◆ **BRIEF**: Identify the lines bearing the string "source" and gather them.

— begin AVAILABLE RECORDS —

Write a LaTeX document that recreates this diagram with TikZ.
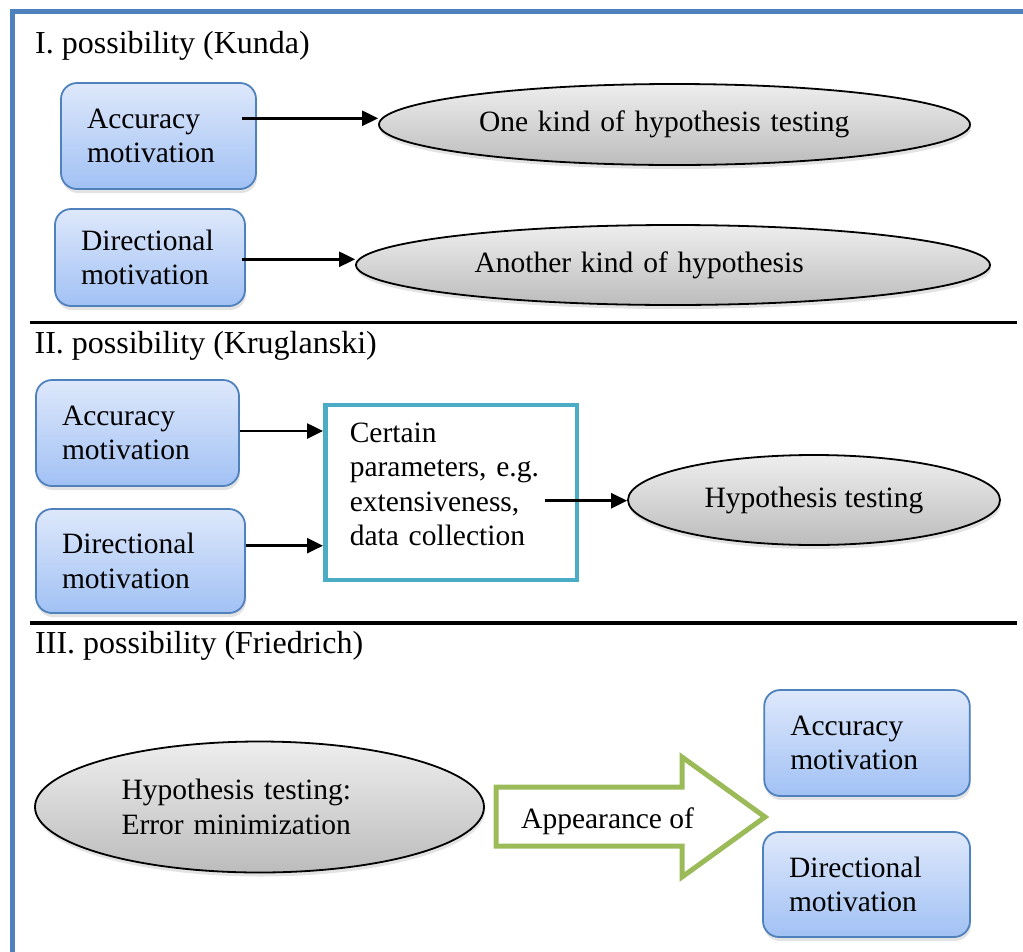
\documentclass[tikz,border=0pt]{standalone}
\usepackage{fontspec}
\setmainfont{Liberation Serif}
\usetikzlibrary{shapes.geometric,shadows,arrows.meta}

\definecolor{frameblue}{HTML}{4F81BD}
\definecolor{boxtop}{HTML}{DEE8FB}
\definecolor{boxbot}{HTML}{A1C1F4}
\definecolor{boxedge}{HTML}{4F81BD}
\definecolor{elltop}{HTML}{EEEEEE}
\definecolor{ellbot}{HTML}{BCBCBC}
\definecolor{paramcyan}{HTML}{4BACC6}
\definecolor{arrowgreen}{HTML}{9BBB59}

\tikzset{
  bodyfont/.style={font=\fontsize{29.5}{34.5}\selectfont},
  heading/.style={anchor=base west, inner sep=0pt, font=\fontsize{32}{38}\selectfont},
  softshadow/.style={drop shadow={shadow xshift=1pt, shadow yshift=-4pt, opacity=0.22}},
  motive/.style={bodyfont, draw=boxedge, line width=1.8pt, rounded corners=16pt,
    top color=boxtop, bottom color=boxbot, align=left,
    inner xsep=26pt, inner ysep=0pt, softshadow},
  outcome/.style={bodyfont, ellipse, draw=black, line width=1.8pt,
    top color=elltop, bottom color=ellbot, inner sep=0pt, softshadow},
  params/.style={bodyfont, draw=paramcyan, line width=4.5pt, fill=white,
    align=left, inner xsep=24.5pt, inner ysep=0pt},
  conn/.style={line width=2.6pt, -{Triangle[length=16pt,width=15pt]}},
  divider/.style={line width=3.5pt},
  bigarrow/.style={draw=arrowgreen, line width=5pt, fill=white, line join=miter},
}

\begin{document}
\begin{tikzpicture}[x=1pt, y=-1pt]
\useasboundingbox (0,0) rectangle (1023,951);

% outer frame (only the top and left sides fall on the page)
\draw[frameblue, line width=5pt] (12.2,960) -- (12.2,11.5) -- (1035,11.5);

% ---------- I. Kunda ----------
\node[heading] (t1) at (35,53) {I. possibility (Kunda)};
\node[motive, text width=143pt, minimum height=106pt] (a1) at (158.5,136) {Accuracy\\motivation};
\node[motive, text width=138pt, minimum height=97pt] (d1) at (150,257.5) {Directional\\motivation};
\node[outcome, minimum width=591pt, minimum height=81pt, text width=391pt, align=left]
  (e1) at (674.5,124.5) {One kind of hypothesis testing};
\node[outcome, minimum width=634pt, minimum height=80pt, text width=397pt, align=left]
  (e2) at (673,265) {Another kind of hypothesis};

\draw[conn] ([xshift=-15pt,yshift=17.7pt]a1.east) coordinate (s1) -- (s1 -| e1.west);
\draw[conn] ([xshift=-4pt,yshift=-1.8pt]d1.east) coordinate (s2) -- (s2 -| e2.west);

\draw[divider] (30,322.3) -- (1017,322.3);

% ---------- II. Kruglanski ----------
\node[heading] (t2) at (34.4,353) {II. possibility (Kruglanski)};
\node[motive, text width=151pt, minimum height=106pt] (a2) at (137.5,433) {Accuracy\\motivation};
\node[motive, text width=157pt, minimum height=104pt] (d2) at (140.5,561) {Directional\\motivation};
\node[params, text width=202.5pt, minimum height=175pt, text depth=120.5pt]
  (p) at (451,492.5) {Certain\\parameters, e.g.\\extensiveness,\\data collection};
\node[outcome, minimum width=372pt, minimum height=90pt] (e3) at (814,500) {Hypothesis testing};

\draw[conn] ([yshift=2pt]a2.east) coordinate (s3) -- (s3 -| p.west);
\draw[conn] ([yshift=15.3pt]d2.east) coordinate (s4) -- (s4 -| p.west);
\draw[conn] ([xshift=-34.3pt,yshift=-8.2pt]p.east) coordinate (s5) -- (s5 -| e3.west);

\draw[divider] (30,623) -- (1017,623);

% ---------- III. Friedrich ----------
\node[heading] (t3) at (35,653) {III. possibility (Friedrich)};
\node[outcome, minimum width=449pt, minimum height=131pt, text width=276pt, align=left]
  (e4) at (259.5,807) {Hypothesis testing:\\Error minimization};

% block arrow
\draw[bigarrow] (496,787) -- (682,787) -- (682,757) -- (765,817)
  -- (682,877) -- (682,846) -- (496,846) -- cycle;
\node[bodyfont, anchor=base west, inner sep=0pt] (app) at (521,828.3) {Appearance of};

\node[motive, text width=153.5pt, minimum height=106pt] (a3) at (867,743) {Accuracy\\motivation};
\node[motive, text width=155pt, minimum height=105pt] (d3) at (866.5,884.5) {Directional\\motivation};
\end{tikzpicture}
\end{document}
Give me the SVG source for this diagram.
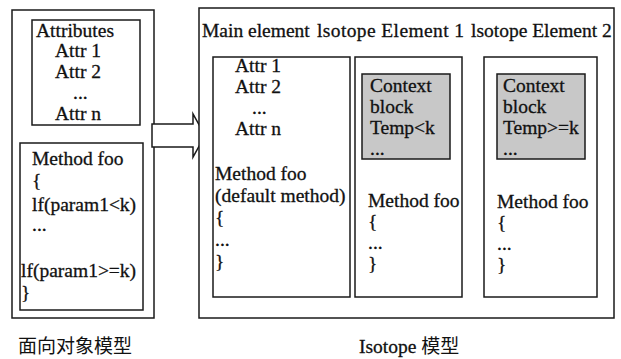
<svg xmlns="http://www.w3.org/2000/svg" width="621" height="359" viewBox="0 0 621 359">
  <style>
    .box { fill: #ffffff; stroke: #1a1a1a; stroke-width: 1.5; }
    .ctx { fill: #c8c8c8; stroke: #1a1a1a; stroke-width: 1.5; }
    text { font-family: "Liberation Serif", "Times New Roman", serif; font-size: 19.5px; fill: #111111; stroke: #111111; stroke-width: 0.3; }
    .cjk { font-family: "Noto Sans CJK SC", sans-serif; font-size: 19px; stroke-width: 0; }
  </style>

  <rect width="621" height="359" fill="#ffffff"/>

  <!-- Object-oriented model -->
  <g id="oo-model">
    <rect class="box" x="12" y="10" width="142" height="308"/>
  </g>
  <g id="oo-attributes">
    <rect class="box" x="32" y="20" width="108" height="105"/>
    <text x="36" y="37">Attributes</text>
    <text x="55" y="57">Attr 1</text>
    <text x="55" y="78">Attr 2</text>
    <text x="73" y="99">...</text>
    <text x="55" y="120">Attr n</text>
  </g>
  <g id="oo-method">
    <rect class="box" x="20" y="143" width="123" height="167"/>
    <text x="32" y="165">Method foo</text>
    <text x="32" y="187">{</text>
    <text x="32" y="211">lf(param1&lt;k)</text>
    <text x="32" y="231">...</text>
    <text x="21" y="277">lf(param1&gt;=k)</text>
    <text x="21" y="299">}</text>
  </g>

  <!-- Transformation arrow -->
  <g id="connectors">
    <path class="box" d="M152,124 L193,124 L193,114 L205,135.5 L193,157 L193,147 L152,147 Z"/>
  </g>

  <!-- Isotope model -->
  <g id="isotope-model">
    <rect class="box" x="199" y="8" width="415" height="310"/>
    <text x="202" y="37">Main element</text>
    <text x="317" y="37" textLength="147" lengthAdjust="spacing">lsotope Element 1</text>
    <text x="471" y="37">lsotope Element 2</text>
  </g>

  <g id="main-element">
    <rect class="box" x="213" y="57" width="137" height="240"/>
    <text x="235" y="72">Attr 1</text>
    <text x="235" y="93">Attr 2</text>
    <text x="252" y="114">...</text>
    <text x="235" y="135">Attr n</text>
    <text x="215" y="180">Method foo</text>
    <text x="215" y="202">(default method)</text>
    <text x="215" y="224">{</text>
    <text x="215" y="246">...</text>
    <text x="215" y="268">}</text>
  </g>

  <g id="isotope-element-1">
    <rect class="box" x="355" y="57" width="107" height="240"/>
    <rect class="ctx" x="362" y="74" width="88" height="85"/>
    <text x="370" y="92">Context</text>
    <text x="370" y="113">block</text>
    <text x="370" y="134">Temp&lt;k</text>
    <text x="370" y="155">...</text>
    <text x="368" y="207">Method foo</text>
    <text x="368" y="228">{</text>
    <text x="368" y="249">...</text>
    <text x="368" y="270">}</text>
  </g>

  <g id="isotope-element-2">
    <rect class="box" x="484" y="57" width="113" height="240"/>
    <rect class="ctx" x="497" y="74" width="88" height="85"/>
    <text x="503" y="92">Context</text>
    <text x="503" y="113">block</text>
    <text x="503" y="134">Temp&gt;=k</text>
    <text x="503" y="155">...</text>
    <text x="497" y="208">Method foo</text>
    <text x="497" y="229">{</text>
    <text x="497" y="250">...</text>
    <text x="497" y="271">}</text>
  </g>

  <!-- Captions -->
  <text class="cjk" x="18" y="353">面向对象模型</text>
  <text x="359" y="353">Isotope <tspan class="cjk">模型</tspan></text>
</svg>
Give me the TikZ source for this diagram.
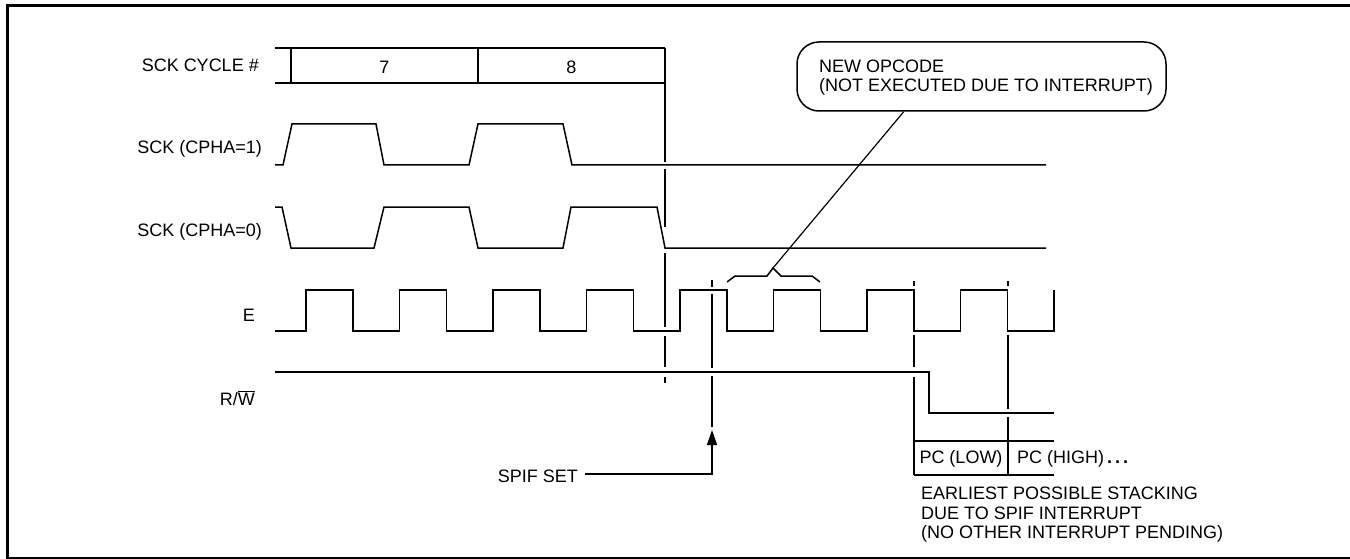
\documentclass[tikz,border=0pt]{standalone}
\usepackage{fontspec}
\setmainfont{Liberation Sans}
\usetikzlibrary{arrows.meta,calc}
\tikzset{
  sig/.style={line width=1.5pt, line join=miter},
  lbl/.style={inner sep=0pt, font=\fontsize{18}{19}\selectfont},
  frame/.style={line width=3pt},
}
\begin{document}
\begin{tikzpicture}[x=1pt,y=-1pt]
\useasboundingbox (0,0) rectangle (1350,559);
\draw[frame] (1362,6) -- (7,6) -- (7,558) -- (1362,558);

% labels
\node[lbl,anchor=east] (lcyc) at (259,65) {SCK CYCLE \#};
\node[lbl,anchor=east] (lc1) at (262,149) {SCK (CPHA=1)};
\node[lbl,anchor=east] (lc0) at (262,232) {SCK (CPHA=0)};
\node[lbl,anchor=east] (le) at (255,315) {E};
\node[lbl,anchor=east] (lrw) at (255,398) {R/\ensuremath{\overline{\mbox{W}}}};

% SCK cycle row
\draw[sig] (275,48) -- (665,48);
\draw[sig] (275,83) -- (665,83);
\draw[sig] (291,48) -- (291,83);
\draw[sig] (478,48) -- (478,83);
\node[lbl] (c7) at (384.5,67) {7};
\node[lbl] (c8) at (571.5,67) {8};

% vertical marker at end of cycle 8
\draw[sig] (665,48) -- (665,162);
\draw[sig] (665,169) -- (665,227);
\draw[sig] (665,253) -- (665,327);
\draw[sig] (665,336) -- (665,367);
\draw[sig] (665,377) -- (665,383);

% SCK CPHA=1
\draw[sig] (275,165) -- (283,165) -- (292,124) -- (376,124) -- (384,165) -- (469,165)
  -- (478,124) -- (563,124) -- (572,165) -- (1046,165);
% SCK CPHA=0
\draw[sig] (275,207) -- (282,207) -- (291,248) -- (374,248) -- (384,207) -- (469,207)
  -- (478,248) -- (563,248) -- (571,207) -- (657,207) -- (665,248) -- (1046,248);

% E clock
\draw[sig] (275,331) foreach \k in {0,...,7} {
   -- ({306+93.5*\k},331) -- ({306+93.5*\k},290) -- ({353+93.5*\k},290) -- ({353+93.5*\k},331) }
   -- (1054,331) -- (1054,290);

% R/W
\draw[sig] (275,372) -- (929,372) -- (929,413) -- (1054,413);

% SPIF marker line
\draw[sig] (712,280) -- (712,287);
\draw[sig] (712,294) -- (712,368);
\draw[sig] (712,376) -- (712,427);

% stacking markers
\draw[sig] (914,281) -- (914,286);
\draw[sig] (914,335) -- (914,367);
\draw[sig] (914,377) -- (914,475);
\draw[sig] (1008,281) -- (1008,286);
\draw[sig] (1008,335) -- (1008,409);
\draw[sig] (1008,417) -- (1008,475);
\draw[sig] (914,441) -- (1054,441);
\draw[sig] (914,475) -- (1054,475);
\node[lbl] (pcl) at (961,459) {PC (LOW)};
\node[lbl,anchor=west] (pch) at (1017,459) {PC (HIGH)\textbf{\,.\,.\,.}};

\node[lbl,anchor=north west,align=left,font=\fontsize{18}{19.5}\selectfont] (stack) at (921,487)
  {EARLIEST POSSIBLE STACKING\\DUE TO SPIF INTERRUPT\\(NO OTHER INTERRUPT PENDING)};

% SPIF SET
\node[lbl,anchor=east] (spif) at (578,476) {SPIF SET};
\coordinate (spiftip) at (712,430);
\draw[sig,-{Triangle[length=15pt,width=10pt]}] (585,474) -- (spiftip |- 585,474) -- (spiftip);

% brace over new opcode cycle
\coordinate (bpeak) at (773,268);
\draw[sig] (727,282) -- (735,276) -- (767,276) -- (bpeak) -- (781,276) -- (812,276) -- (820,282);

% bubble
\node[draw,line width=1.5pt,rounded corners=22pt,minimum width=369pt,minimum height=69pt,inner sep=0pt]
  (bubble) at (981.5,76.5) {};
\node[lbl,anchor=west,align=left] (bubtext) at (819,77.5)
  {NEW OPCODE\\(NOT EXECUTED DUE TO INTERRUPT)};
\coordinate (lead) at ($(bubble.south west)!0.29!(bubble.south east)$);
\draw[line width=1.2pt] (bpeak) -- (lead);
\end{tikzpicture}
\end{document}
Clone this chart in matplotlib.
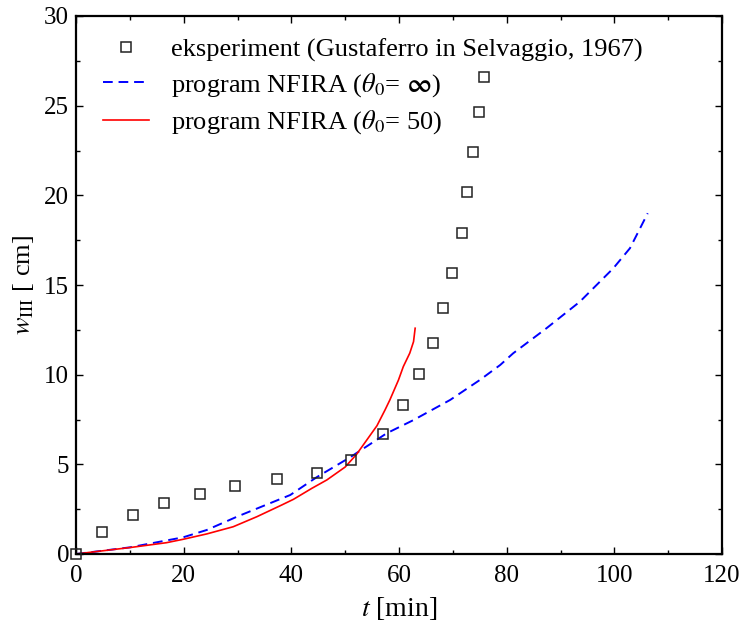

— end AVAILABLE RECORDS —

◆ **RESPONSE**:
Give me the SVG source for this diagram.
Give me the TikZ source for this diagram.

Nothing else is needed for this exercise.